Harden is arguably the leading MVP candidate. He's averaging 28.6 points, a league-best 11.6 assists, and 8.1 rebounds.

Houston "is like the perfect setup for how he likes to play, what he's done," Celtics coach Brad Stevens said of D'Antoni.

While coaching at Butler from 2007 to 2013, Stevens utilized some of D'Antoni's tactics to enable his undersize Bulldogs to become NCAA national runners-up in 2010 and 2011.

"Some of the things you picked up and learned [were] how they space the floor," Stevens said. "How you could maximize a smaller lineup against another. He's been a great coach to follow and learn from."

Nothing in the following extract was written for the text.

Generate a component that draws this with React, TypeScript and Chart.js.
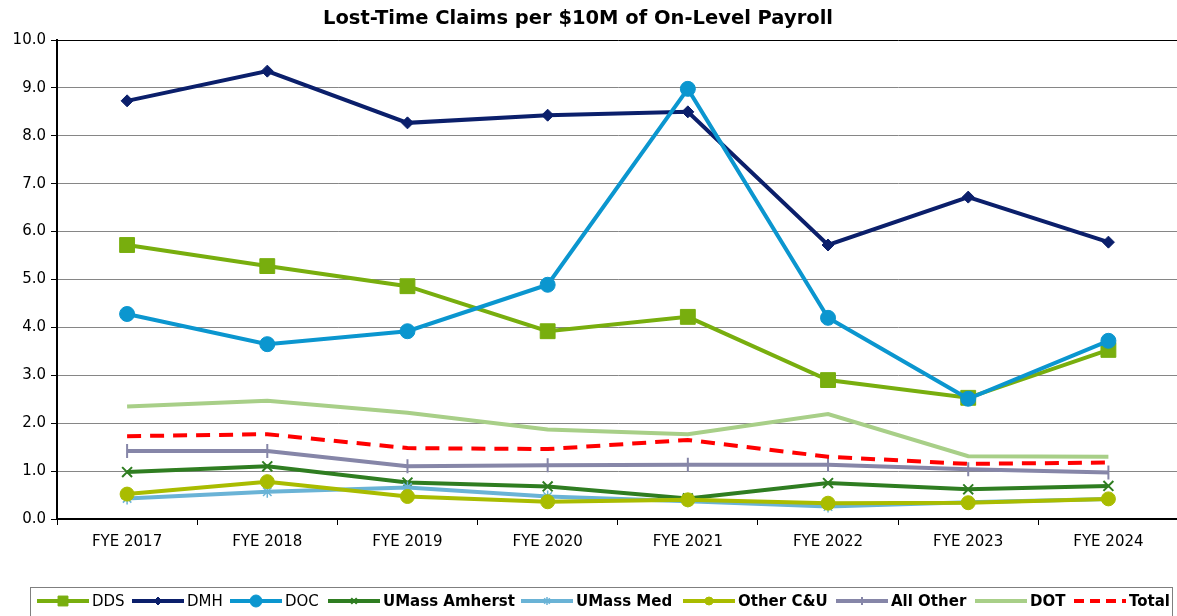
import React, { useEffect, useRef } from 'react';
import { Chart, registerables } from 'chart.js';
import { drawPoint } from 'chart.js/helpers';

Chart.register(...registerables);

const categories = ['FYE 2017', 'FYE 2018', 'FYE 2019', 'FYE 2020', 'FYE 2021', 'FYE 2022', 'FYE 2023', 'FYE 2024'];
const dds = [5.72, 5.28, 4.86, 3.92, 4.22, 2.9, 2.53, 3.53];
const dmh = [8.73, 9.35, 8.27, 8.43, 8.5, 5.72, 6.72, 5.78];
const doc = [4.28, 3.65, 3.92, 4.89, 8.98, 4.2, 2.51, 3.72];
const umassAmherst = [0.98, 1.1, 0.76, 0.68, 0.43, 0.75, 0.62, 0.69];
const umassMed = [0.43, 0.57, 0.66, 0.47, 0.37, 0.26, 0.35, 0.42];
const otherCU = [0.52, 0.78, 0.47, 0.36, 0.4, 0.33, 0.34, 0.42];
const allOther = [1.42, 1.42, 1.1, 1.12, 1.13, 1.13, 1.04, 0.97];
const dot = [2.35, 2.47, 2.22, 1.87, 1.77, 2.19, 1.31, 1.3];
const total = [1.73, 1.77, 1.48, 1.46, 1.65, 1.3, 1.15, 1.18];

const titleText = 'Lost-Time Claims per $10M of On-Level Payroll';
const FONT = 'Verdana, "DejaVu Sans", sans-serif';

type S = {
  label: string;
  data: number[];
  color: string;
  pointStyle: any;
  radius: number;
  bold: boolean;
  dash?: number[];
  pbw?: number;
  legendRadius?: number;
};

const series: S[] = [
  { label: 'DDS', data: dds, color: '#78AE0E', pointStyle: 'rect', radius: 10.5, bold: false, legendRadius: 7 },
  { label: 'DMH', data: dmh, color: '#0B1F6B', pointStyle: 'rectRot', radius: 6, bold: false, legendRadius: 4 },
  { label: 'DOC', data: doc, color: '#0B96CF', pointStyle: 'circle', radius: 7.5, bold: false, legendRadius: 6 },
  { label: 'UMass Amherst', data: umassAmherst, color: '#2F7D21', pointStyle: 'crossRot', radius: 7, bold: true, pbw: 2, legendRadius: 4 },
  { label: 'UMass Med', data: umassMed, color: '#6AB3D6', pointStyle: 'star', radius: 6, bold: true, pbw: 1.5, legendRadius: 4 },
  { label: 'Other C&U', data: otherCU, color: '#A9BC00', pointStyle: 'circle', radius: 7, bold: true, legendRadius: 4 },
  { label: 'All Other', data: allOther, color: '#8686A8', pointStyle: 'line', radius: 7, bold: true, pbw: 2, legendRadius: 4 },
  { label: 'DOT', data: dot, color: '#A8CF88', pointStyle: false, radius: 0, bold: true },
  { label: 'Total', data: total, color: '#FF0000', pointStyle: false, radius: 0, bold: true, dash: [14, 9] },
];

const legendStarts = [37, 132, 230, 328, 521, 683, 836, 975, 1074];

const customPlugin = {
  id: 'customDecor',
  afterDraw(chart: any) {
    const ctx = chart.ctx as CanvasRenderingContext2D;
    ctx.save();
    // title
    ctx.fillStyle = '#000';
    ctx.font = `bold 19.5px ${FONT}`;
    ctx.textAlign = 'center';
    ctx.textBaseline = 'middle';
    ctx.fillText(titleText, 578, 19);

    // legend box
    ctx.strokeStyle = '#7f7f7f';
    ctx.lineWidth = 1;
    ctx.strokeRect(30.5, 587.5, 1142, 40);

    const ly = 601;
    series.forEach((s, i) => {
      const x0 = legendStarts[i];
      const x1 = x0 + 52;
      ctx.save();
      ctx.strokeStyle = s.color;
      ctx.lineWidth = 4;
      ctx.lineCap = 'butt';
      if (s.dash) ctx.setLineDash([10, 6]);
      ctx.beginPath();
      ctx.moveTo(x0, ly);
      ctx.lineTo(x1, ly);
      ctx.stroke();
      ctx.setLineDash([]);
      if (s.pointStyle) {
        ctx.fillStyle = s.color;
        ctx.strokeStyle = s.color;
        ctx.lineWidth = s.pbw || 1;
        drawPoint(ctx, { pointStyle: s.pointStyle, radius: s.legendRadius || 4, rotation: s.pointStyle === 'line' ? 90 : 0, borderWidth: s.pbw || 1 } as any, (x0 + x1) / 2, ly);
      }
      ctx.restore();
      ctx.fillStyle = '#000';
      ctx.font = `${s.bold ? 'bold ' : ''}15px ${FONT}`;
      ctx.textAlign = 'left';
      ctx.textBaseline = 'middle';
      ctx.fillText(s.label, x1 + 3, ly + 1);
    });
    ctx.restore();
  },
};

export default function App() {
  const ref = useRef<HTMLCanvasElement | null>(null);

  useEffect(() => {
    document.body.style.margin = '0';
    const canvas = ref.current;
    if (!canvas) return;
    const n = series.length;
    const chart = new Chart(canvas, {
      type: 'line',
      data: {
        labels: categories,
        datasets: series.map((s, i) => ({
          label: s.label,
          data: s.data,
          borderColor: s.color,
          backgroundColor: s.color,
          borderWidth: 4,
          borderDash: s.dash || [],
          tension: 0,
          fill: false,
          pointStyle: s.pointStyle,
          pointRadius: s.radius,
          pointRotation: s.pointStyle === 'line' ? 90 : 0,
          pointBorderWidth: s.pbw || 1,
          pointBackgroundColor: s.color,
          pointBorderColor: s.color,
          order: n - i,
        })),
      },
      options: {
        responsive: false,
        animation: false,
        devicePixelRatio: 1,
        layout: { padding: { top: 40, right: 7, left: 0, bottom: 0 } },
        plugins: {
          legend: { display: false },
          title: { display: false },
          tooltip: { enabled: false },
        },
        scales: {
          x: {
            type: 'category',
            offset: true,
            border: { color: '#000', width: 2 },
            grid: { offset: true, drawOnChartArea: false, drawTicks: true, tickLength: 6, tickColor: '#000' },
            ticks: { color: '#000', font: { family: FONT, size: 15 }, padding: 8, maxRotation: 0 },
            afterFit: (scale: any) => { scale.height = 97; },
          },
          y: {
            min: 0,
            max: 10,
            border: { color: '#000', width: 2 },
            grid: {
              color: (c: any) => (c.tick && c.tick.value === 10 ? '#000' : '#868686'),
              lineWidth: 1,
              tickLength: 6,
              tickColor: '#000',
            },
            ticks: {
              stepSize: 1,
              color: '#000',
              font: { family: FONT, size: 15 },
              padding: 5,
              callback: (v: any) => Number(v).toFixed(1),
            },
            afterFit: (scale: any) => { scale.width = 57; },
          },
        },
      },
      plugins: [customPlugin],
    } as any);
    return () => chart.destroy();
  }, []);

  return (
    <div style={{ width: 1177, height: 616, overflow: 'hidden', position: 'relative' }}>
      <div style={{ width: 1190, height: 616, position: 'absolute', left: 0, top: 0 }}>
        <canvas ref={ref} width={1190} height={616} style={{ display: 'block', width: 1190, height: 616 }} />
      </div>
    </div>
  );
}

He's also a coach Morey admired for years.

The general manager just never had a chance to hire him before because D'Antoni was employed during the Rockets' previous coaching vacancies.

Last season, the Sixers showed instant improvement during D'Antoni's first work day as coach Brett Brown's associate head coach on Dec. 26, 2015. They snapped a 12-game losing streak with a 111-104 road victory over the Suns. That also marked the first game of Ish Smith's second stint with the Sixers after he was acquired two days earlier in a trade with the New Orleans Pelicans.

Smith tossed an alley-oop to Nerlens Noel on the first play of the game. D'Antoni took advantage of Smith's quickness and Noel's athleticism in up-tempo pick-and-rolls the rest of the season.

The Sixers actually went 6-9 in D'Antoni's first 15 games on Brown's bench. They were 1-30 before that.

"Man, I loved him," Noel said. "He was just an offensive genius. I had a really great time with his offensive sets. He's just a players' coach.

"He knows how to let you play your game and give you the confidence that you need to go out there and just do it."

But it was the Sixers who put D'Antoni back in the coaching candidate spotlight.

It was obvious that D'Antoni wasn't hired just to assist Brown with offensive X's and O's regardless of how the Sixers tried to spin it. He was with the team to be the front office's eyes and ears while new chairman of basketball operations Jerry Colangelo was more than 2,000 miles away in Phoenix.

There were also whispers then that D'Antoni could have replaced Brown this season had the Sixers struggled early.

D'Antoni and Colangelo have a relationship dating to their days with the Suns in the early 2000s. Colangelo is the former Suns owner and was a longtime cornerstone of the franchise. D'Antoni went 253-156 in five seasons as the Suns coach. They also worked together on the USA Basketball staff when Colangelo served as the chairman.

But D'Antoni was unable to have the same type of success in his other coaching stops, compiling a 202-290 record with the Nuggets, Knicks, and Lakers.

While his defenses were average in Phoenix, they ranked no higher than 20th in the league during his full seasons with the Knicks and Lakers. He also failed to get Knicks superstar Carmelo Anthony and former Laker great Kobe Bryant to buy into his coaching philosophy.

"Those guys didn't really fit how he wanted to play," said Morey, who wasn't concerned about Harden's meshing with D'Antoni. "So that tension [between a star player and his coach] went away when you had a guy like James Harden, who wanted to play like that."

D'Antoni never had tension with the Sixers. That's likely because they played at a faster tempo after his arrival. The Sixers were getting quicker and more open shots.

"When I knew he was going to Houston, I was pretty sad," T.J. McConnell said.

Meanwhile, it didn't take Houston guard Patrick Beverley long to become overjoyed. And it's not just because of D'Antoni's wide-open offense.

"He's a good man, a real good heart," Beverly said of the 13-year veteran coach. "He has a lot of confidence in his players, and he's willing to go to war for his players.

"When you have a coach like that, you're willing to run through walls for him. You see that throughout this year."